19 Comments on "Unexpected Discovery: Hubble Space Telescope Uncovers Concentration of Small Black Holes"

  1. No doubt we’ll have a series of Black Hole photos in the near future then? After all, these numerous entities are only 7800 light years away (as opposed to 54 Billion) and are surrounded by lots of bright stars that can be observed to contrast against them. I mean, that’s only 7 Million times closer to us! Surely, with our suite of editing software we can assemble another vague blurry blob to ooh and aah at?

    But no, there will undoubtedly be some cock-and-bull excuse as to why this would be impossible, all the while telling us their Black Hole photo of 2020 is valid…

    … alas.

  2. Umm what’s that ball of light shooting Around the black holes?

  3. A black hole is not a hole. It’s physical mass with that much gravity that even light has difficulties to radiate out of it. It’s not an empty hole…

  4. We should really start thinking up a better name for “Black Holes”. Unfortunately the term is now in pop culture and used everywhere. It’s just not an accurate label.

  5. Space sinkholes or soul catcher.

  6. Is it pointed at us.

  7. Did this article just say that blue stars are at the end of their life? Bud, those are new stars.

  8. I’m pretty sure they just found the Maw Installation’s location.

  9. Blue stars are not at the end of their lives, the colour is down to the surface temperature, blue or white are some of the hottest stars, orange and red are cooler.

  10. Let’s just stick to our own solar system we have enough worries and issues with our planet.

  11. Is that animated image an “artistic” rendering? The text is unclear. Noted in the animation: the “black hole” at the 4 o’clock position [relative to the center, “larger” black hole] turns counter-clockwise while the larger, center SINGULARITY (more to the point) is rotating clockwise; yet, the tidal string “flowing” between the two is drawn from the larger to the smaller singularity. Meanwhile, further on in the text, another image of a globular cluster [with a nifty orange box drawn around its center and that diagonal line leading to the cluster image] seems to imply that the cluster image is an extractive “close up.” [WHEW!] NICE ZOOM but are WE being zoomed? I had to ask. Also, I have no objection to this kind of research/search. It is, by its nature “illuminating”, even if the images are “fudged”, just a little bit. Indeed, I am not a Luddite but a scientist. However, I draw the line at SpaceX and its “Estes Class” rocketry. If they are not “failing” miserably to “deliver” (comestibles as well); these weekly, bi-weekly, whatever, launches must be wreaking havoc on the ecosystem, precisely: The Ozone Layer, buggaboo of the 1990s. IDK Maybe someone has solved that problem. Disclosure would be nice.
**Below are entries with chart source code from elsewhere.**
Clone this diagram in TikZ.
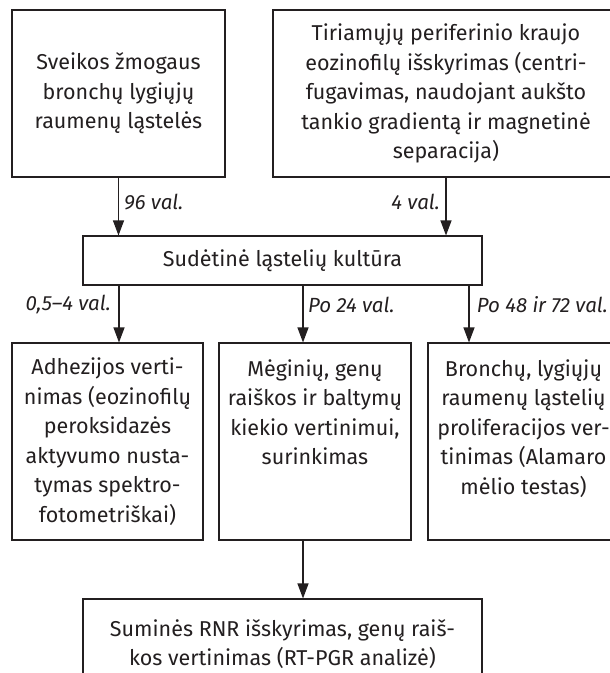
\documentclass[tikz,border=0pt]{standalone}
\usepackage{fontspec}
\setmainfont{Fira Sans}
\usepackage{xcolor}
\usepackage{tikz}
\usetikzlibrary{arrows.meta}

\begin{document}
\begin{tikzpicture}[x = 1pt,
                    y = -1pt]

  \useasboundingbox (0,0) rectangle (610,673);
  \fill[white] (0,0) rectangle (610,673);
  \clip (0,0) rectangle (610,673);


  % COLORS
  \definecolor{ink_fc}{rgb}{ 0.137,0.122,0.125 }


  % STYLES
  \tikzstyle{boxstyle_fc} = [draw=ink_fc, text=ink_fc, line width=1.1 pt, align=center, inner sep=0pt, font=\fontsize{21.5}{29.5}\selectfont]
  \tikzstyle{timestyle_fc} = [text=ink_fc, inner sep=0pt, font=\fontsize{20.5}{25}\selectfont\itshape]
  \tikzstyle{arrowstyle_fc} = [draw=ink_fc, line width=1.1 pt, -{Triangle[length=15pt, width=11pt]}]


  % DEF POINTS
  \coordinate (col1_fc) at (119, 0);
  \coordinate (col2_fc) at (303, 0);
  \coordinate (col3_fc) at (469, 0);


  % BOXES
  \node[boxstyle_fc, minimum width=213, minimum height=167] (cells_fc) at (118.5, 93.5)
    {Sveikos žmogaus\\bronchų lygiųjų\\raumenų ląstelės};
  \node[boxstyle_fc, minimum width=346, minimum height=167] (eos_fc) at (446, 93.5)
    {Tiriamųjų periferinio kraujo\\eozinofilų išskyrimas (centri-\\fugavimas, naudojant aukšto\\tankio gradientą ir magnetinė\\separacija)};
  \node[boxstyle_fc, minimum width=399, minimum height=49] (culture_fc) at (282.5, 260.5)
    {Sudėtinė ląstelių kultūra};
  \node[boxstyle_fc, minimum width=191, minimum height=197] (adh_fc) at (107.5, 441.5)
    {Adhezijos verti-\\nimas (eozinofilų\\peroksidazės\\aktyvumo nusta-\\tymas spektro-\\fotometriškai)};
  \node[boxstyle_fc, minimum width=192, minimum height=197] (samp_fc) at (315, 441.5)
    {Mėginių, genų\\raiškos ir baltymų\\kiekio vertinimui,\\surinkimas\\~\\~};
  \node[boxstyle_fc, minimum width=191, minimum height=197] (prol_fc) at (523.5, 441.5)
    {Bronchų, lygiųjų\\raumenų ląstelių\\proliferacijos ver-\\tinimas (Alamaro\\mėlio testas)\\~};
  \node[boxstyle_fc, minimum width=399, minimum height=90] (rna_fc) at (282.5, 644)
    {Suminės RNR išskyrimas, genų raiš-\\kos vertinimas (RT-PGR analizė)};


  % TIMES
  \node[timestyle_fc, anchor=west] (t96_fc) at (124, 202) {96 val.};
  \node[timestyle_fc, anchor=east] (t4_fc) at (440, 202) {4 val.};
  \node[timestyle_fc, anchor=east] (t05_fc) at (111, 305) {0,5--4 val.};
  \node[timestyle_fc, anchor=west] (t24_fc) at (308, 305) {Po 24 val.};
  \node[timestyle_fc, anchor=east] (t48_fc) at (608, 305) {Po 48 ir 72 val.};


  % ARROWS
  \draw[arrowstyle_fc] (cells_fc.south) -- (culture_fc.north -| cells_fc.south);
  \draw[arrowstyle_fc] (eos_fc.south) -- (culture_fc.north -| eos_fc.south);
  \draw[arrowstyle_fc] (culture_fc.south -| col1_fc) -- (adh_fc.north -| col1_fc);
  \draw[arrowstyle_fc] (culture_fc.south -| col2_fc) -- (samp_fc.north -| col2_fc);
  \draw[arrowstyle_fc] (culture_fc.south -| col3_fc) -- (prol_fc.north -| col3_fc);
  \draw[arrowstyle_fc] (samp_fc.south -| col2_fc) -- (rna_fc.north -| col2_fc);

\end{tikzpicture}
\end{document}
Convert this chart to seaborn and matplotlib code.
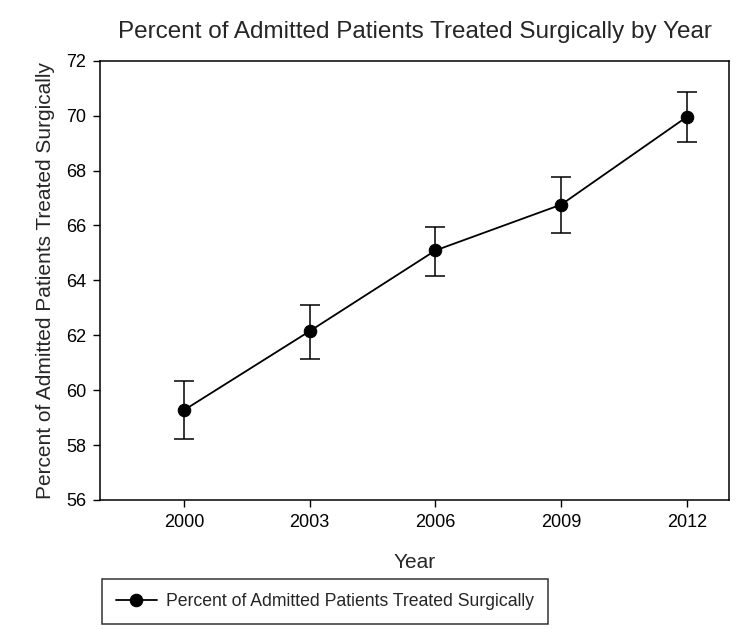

Although SpaceX’s “Flexible Flyer” Class rocket “sled” failed on reentry, it is, I “believe” (a word currently gaining ground in Science World religious circles. Blame the Covid.) the best direction to take; Rail Guns notwithstanding. “Too many QUOTATION MARKS!” you may observe. A poor substitution (I am aware) for sarcasm, “I am afraid”… GOTTCHA! That’s a valid quotation; from HAL, 2001 A Space Odessy. We’ve come a long way since the movie was released in 1969. As I write this, I am sipping a piña colada on the concourse of a space station spinning silently in orbit above the Earth…

  12. Yvonne Marie Bryant | February 14, 2021 at 9:09 pm | Reply

    Maybe it is a Artificial Solar System
    as part of a project to have an enclosed environment for our future.

  13. It is an “artist’s impression”! Of course it has been computer enhanced/someone’s “imagination”, scientific discovery ‘fraud’, etc.

  14. The author is REMISS in not providing proper captions to the images. We are left wondering until the last one if they are real photos or “artistic impressions.”

  15. Is this the oooh and aaah of a “gear-head” that bent over, and dropped his widgett into an oil bucket, all of his rainbow sprinkles following suit!!!?

  16. Looks like ring gates per The Expanse.